Growers who supported cooperation were stunned by Evans’ attack on the marketing principles they supported, but they reacted emphatically. Evans, they said, despite the time and expense of his enquiry, failed to give any detailed analysis of the various options which had been tried or proposed.
No public hearing was held during all of this time at which growers and others interested could give evidence. Besides that, offers from such authorities as the Associated and the Committee to supply the Commission with all the information in their possession were largely ignored.
Many of Evans’ specific statements and assumptions were refuted or challenged, particularly where he denigrated the efficiency of centralization and sang the praises of open competition.The B.C.F.G.A. Convention, after a stormy debate, voted on January 22 by an overwhelming majority to reject the Evans Report.
Hard on the heels of the Evans Report came another blow to the prospects of organized marketing: the legal invalidation of the Produce Marketing Act.
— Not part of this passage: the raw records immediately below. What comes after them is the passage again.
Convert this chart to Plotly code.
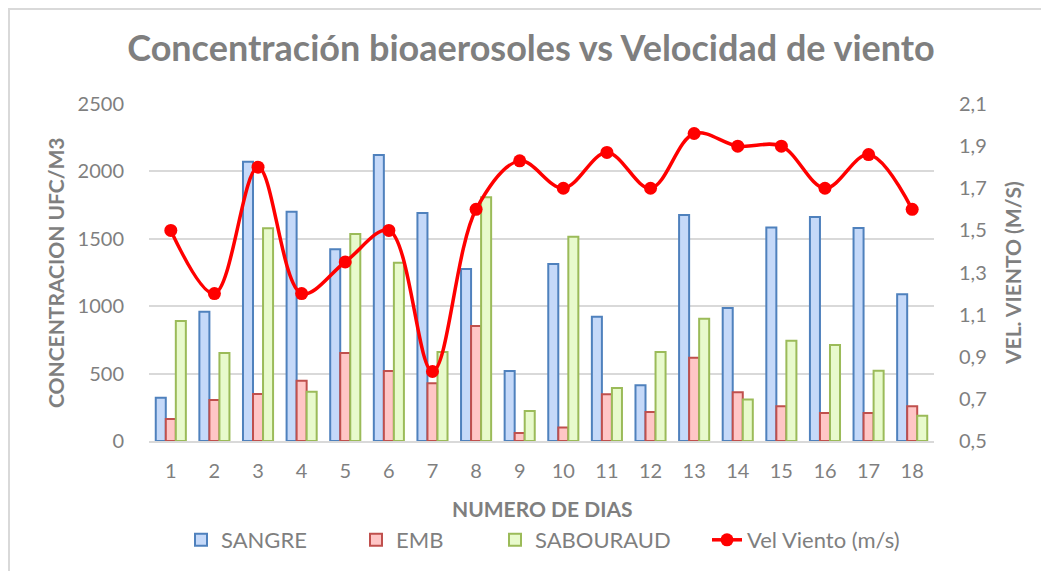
import plotly.graph_objects as go

dias = [str(i) for i in range(1, 19)]
sangre = [320, 959, 2072, 1701, 1422, 2122, 1691, 1276, 519, 1313, 922, 413, 1677, 987, 1583, 1662, 1580, 1088]
emb = [163, 304, 349, 447, 653, 519, 428, 853, 59, 101, 346, 215, 618, 361, 257, 208, 208, 257]
sabouraud = [890, 653, 1578, 366, 1536, 1323, 660, 1808, 223, 1516, 393, 660, 907, 307, 744, 712, 522, 188]
vel_viento = [1.5, 1.2, 1.8, 1.2, 1.35, 1.5, 0.83, 1.6, 1.83, 1.7, 1.87, 1.7, 1.96, 1.9, 1.9, 1.7, 1.86, 1.6]

FONT = "Lato"
GRAY = "#7F7F7F"

W, H = 1049, 571
OFF = 8  # page body margin
# plot area in screen pixels: x 149..934, y 104..441
L = 149 - OFF
T = 104 - OFF
PW, PH = 785, 337
R = W - L - PW
B = H - T - PH


def px(x):  # screen x -> paper
    return (x - OFF - L) / PW


def py(y):  # screen y -> paper
    return (T + PH - (y - OFF)) / PH


fig = go.Figure()
fig.add_trace(go.Bar(x=dias, y=sangre, name="SANGRE", legend="legend",
                     marker=dict(color="#C5D9F9", line=dict(color="#4F81BD", width=2))))
fig.add_trace(go.Bar(x=dias, y=emb, name="EMB", legend="legend2",
                     marker=dict(color="#FFC6C6", line=dict(color="#C0504D", width=2))))
fig.add_trace(go.Bar(x=dias, y=sabouraud, name="SABOURAUD", legend="legend3",
                     marker=dict(color="#E8FACC", line=dict(color="#9BBB59", width=2))))
fig.add_trace(go.Scatter(x=dias, y=vel_viento, name="Vel Viento (m/s)", yaxis="y2", legend="legend4",
                         mode="lines+markers",
                         line=dict(color="#FF0000", width=3.5, shape="spline", smoothing=1.0),
                         marker=dict(color="#FF0000", size=13, symbol="circle")))


def leg(text_start):
    return dict(orientation="h", x=px(text_start - 41), xanchor="left", y=py(540), yanchor="middle",
                font=dict(size=22, color=GRAY, family=FONT), bgcolor="rgba(0,0,0,0)")


fig.update_layout(
    width=W, height=H,
    margin=dict(l=L, r=R, t=T, b=B, autoexpand=False),
    paper_bgcolor="white", plot_bgcolor="white",
    separators=",.",
    font=dict(family=FONT, color=GRAY, size=20),
    barmode="group", bargap=0.31, bargroupgap=0,
    title=dict(text="<b>Concentración bioaerosoles vs Velocidad de viento</b>",
               x=px(531), xref="paper", xanchor="center",
               y=1 - (48 - OFF) / H, yanchor="middle",
               font=dict(family=FONT, size=36, color=GRAY)),
    xaxis=dict(type="category", range=[-0.5, 17.5], showgrid=False,
               showline=True, linecolor="#D9D9D9", linewidth=1.5,
               ticks="outside", ticklen=11, tickcolor="rgba(0,0,0,0)",
               tickfont=dict(size=20, color=GRAY)),
    yaxis=dict(range=[0, 2500], dtick=500, showgrid=True, gridcolor="#D9D9D9", gridwidth=1.5,
               zeroline=False, showline=False,
               ticks="outside", ticklen=20, tickcolor="rgba(0,0,0,0)",
               tickfont=dict(size=20, color=GRAY)),
    yaxis2=dict(range=[0.5, 2.1], dtick=0.2, tick0=0.5, overlaying="y", side="right",
                showgrid=False, zeroline=False, showline=False, tickformat=".1f",
                ticks="outside", ticklen=20, tickcolor="rgba(0,0,0,0)",
                tickfont=dict(size=20, color=GRAY)),
    legend=leg(222),
    legend2=leg(397),
    legend3=leg(536),
    legend4=leg(748),
    showlegend=True,
)

fig.add_annotation(text="<b>CONCENTRACION UFC/M3</b>", xref="paper", yref="paper",
                   x=px(55), y=py(273), xanchor="center", yanchor="middle",
                   textangle=-90, showarrow=False,
                   font=dict(family=FONT, size=21, color=GRAY))
fig.add_annotation(text="<b>VEL. VIENTO (M/S)</b>", xref="paper", yref="paper",
                   x=px(1012), y=py(273), xanchor="center", yanchor="middle",
                   textangle=-90, showarrow=False,
                   font=dict(family=FONT, size=21, color=GRAY))
fig.add_annotation(text="<b>NUMERO DE DIAS</b>", xref="paper", yref="paper",
                   x=px(542), y=py(508), xanchor="center", yanchor="middle", showarrow=False,
                   font=dict(family=FONT, size=21, color=GRAY))

fig.add_shape(type="rect", xref="paper", yref="paper",
              x0=px(OFF + 1), x1=px(1080), y0=py(OFF + 1), y1=py(600),
              line=dict(color="#D9D9D9", width=2), fillcolor="rgba(0,0,0,0)", layer="below")

fig.write_html("out.html")
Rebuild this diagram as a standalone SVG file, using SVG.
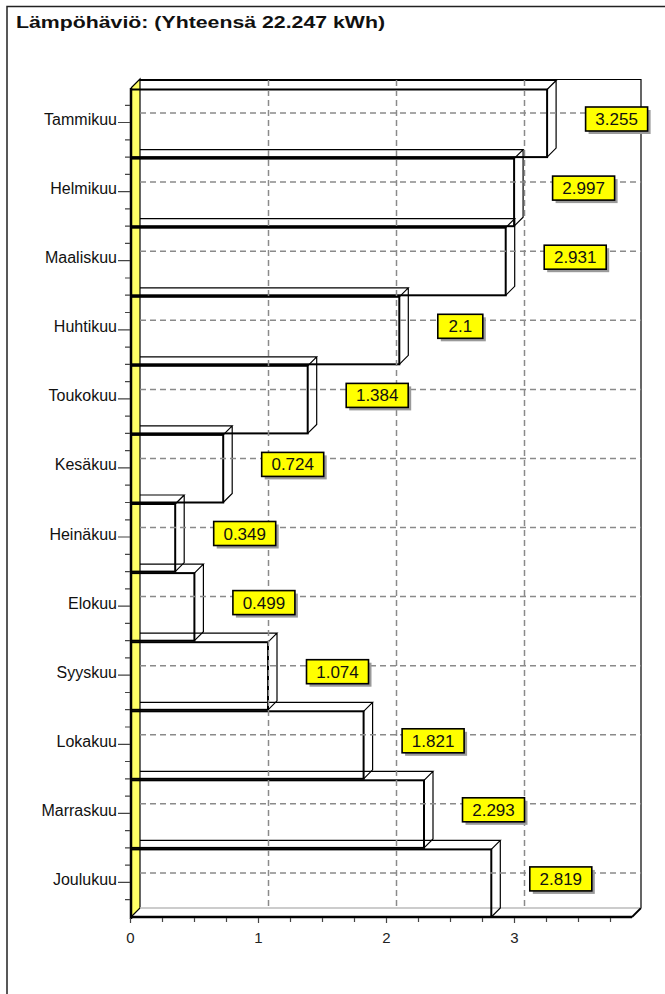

On February 16, 1931, Chief Justice Lyman Duff of the Supreme Court of Canada ruled the Act to be beyond the legislative power of the provincial house.
Several legal challenges on various grounds had been made to the Produce Marketing Act since its passage in 1927. The lower courts repeatedly upheld the validity of the Act, but A.C. Lawson, a shipper at Grand Forks, whose argument was that the levies imposed by the Committee of Direction were indirect taxes which only the federal government could legally impose, appealed to the Supreme Court of Canada and won.
The Committee of Direction, unsupported by further. It terminated its operations on March 6, 1931.
Both the Evans Report and the Supreme Court decision were in part products of the time, the beginning of the Depression, a period when the deteriorating economy fostered despairing individualism in efforts to save the self from general ruin, and “increasingly competitive conditions made regulatory legislation intolerable to a growing number of people.” Fruit marketing returned to its previous unorganized state, just at a time when the traditional Prairie market was rapidly losing its ability to pay.